• Problem description: Copy out each line that includes the word "matplotlib".

• Recorded data:
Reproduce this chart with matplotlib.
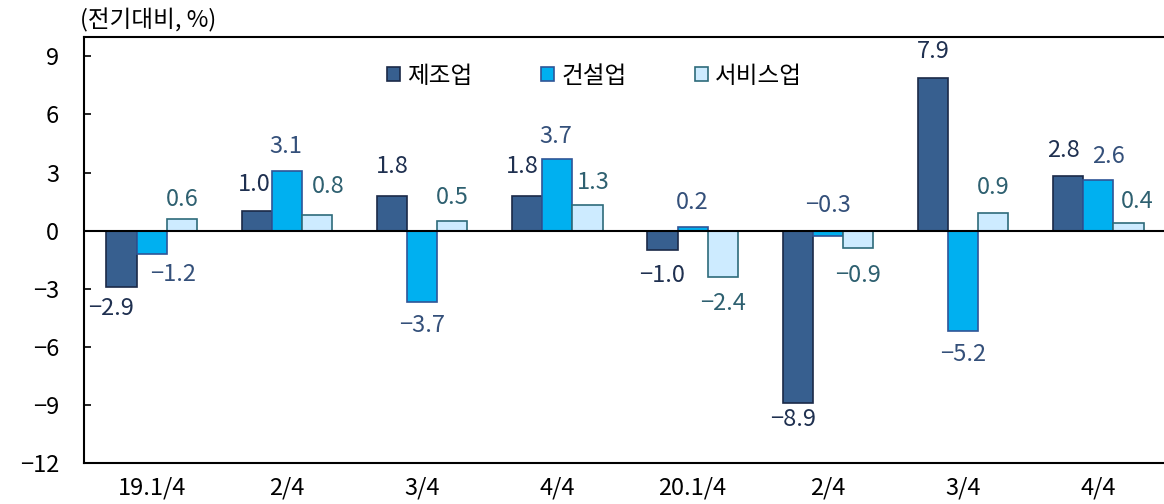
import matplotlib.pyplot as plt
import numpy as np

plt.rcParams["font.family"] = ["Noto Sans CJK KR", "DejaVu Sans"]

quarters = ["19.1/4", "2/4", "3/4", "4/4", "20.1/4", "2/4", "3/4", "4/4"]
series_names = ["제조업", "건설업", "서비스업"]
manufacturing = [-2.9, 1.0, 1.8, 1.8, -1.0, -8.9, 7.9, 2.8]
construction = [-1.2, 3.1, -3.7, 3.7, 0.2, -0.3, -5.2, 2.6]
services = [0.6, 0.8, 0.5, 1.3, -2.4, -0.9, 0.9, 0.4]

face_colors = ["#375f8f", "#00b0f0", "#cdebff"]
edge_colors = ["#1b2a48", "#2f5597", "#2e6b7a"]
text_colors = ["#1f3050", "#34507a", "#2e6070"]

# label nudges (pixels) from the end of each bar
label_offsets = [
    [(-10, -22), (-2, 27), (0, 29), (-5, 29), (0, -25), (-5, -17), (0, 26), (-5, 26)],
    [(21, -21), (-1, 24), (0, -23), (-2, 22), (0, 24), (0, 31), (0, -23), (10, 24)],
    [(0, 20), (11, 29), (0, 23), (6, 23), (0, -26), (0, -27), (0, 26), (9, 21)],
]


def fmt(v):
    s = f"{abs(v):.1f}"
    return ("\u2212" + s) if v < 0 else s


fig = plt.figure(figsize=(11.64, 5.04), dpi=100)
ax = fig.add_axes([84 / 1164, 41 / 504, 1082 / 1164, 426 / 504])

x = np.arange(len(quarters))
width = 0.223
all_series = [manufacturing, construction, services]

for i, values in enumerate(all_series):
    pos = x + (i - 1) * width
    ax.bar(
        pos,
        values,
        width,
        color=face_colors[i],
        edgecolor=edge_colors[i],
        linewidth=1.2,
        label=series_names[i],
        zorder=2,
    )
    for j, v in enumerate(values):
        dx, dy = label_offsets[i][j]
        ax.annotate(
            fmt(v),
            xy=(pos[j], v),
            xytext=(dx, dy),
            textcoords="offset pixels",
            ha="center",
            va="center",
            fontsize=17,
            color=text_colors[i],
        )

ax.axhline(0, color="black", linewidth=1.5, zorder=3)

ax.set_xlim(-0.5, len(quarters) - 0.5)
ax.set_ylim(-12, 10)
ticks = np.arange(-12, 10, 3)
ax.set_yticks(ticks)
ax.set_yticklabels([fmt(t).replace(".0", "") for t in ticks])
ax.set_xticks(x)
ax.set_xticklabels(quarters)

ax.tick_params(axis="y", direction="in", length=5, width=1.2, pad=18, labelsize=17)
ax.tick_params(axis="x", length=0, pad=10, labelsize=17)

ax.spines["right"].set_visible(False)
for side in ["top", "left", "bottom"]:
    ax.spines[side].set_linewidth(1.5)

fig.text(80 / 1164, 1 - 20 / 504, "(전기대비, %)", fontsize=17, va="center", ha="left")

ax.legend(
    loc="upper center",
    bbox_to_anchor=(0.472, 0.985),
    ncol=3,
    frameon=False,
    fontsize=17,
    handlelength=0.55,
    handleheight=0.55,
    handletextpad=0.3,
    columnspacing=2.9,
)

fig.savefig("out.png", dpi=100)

• Result of the exercise:
Reproduce this chart with matplotlib.
import matplotlib.pyplot as plt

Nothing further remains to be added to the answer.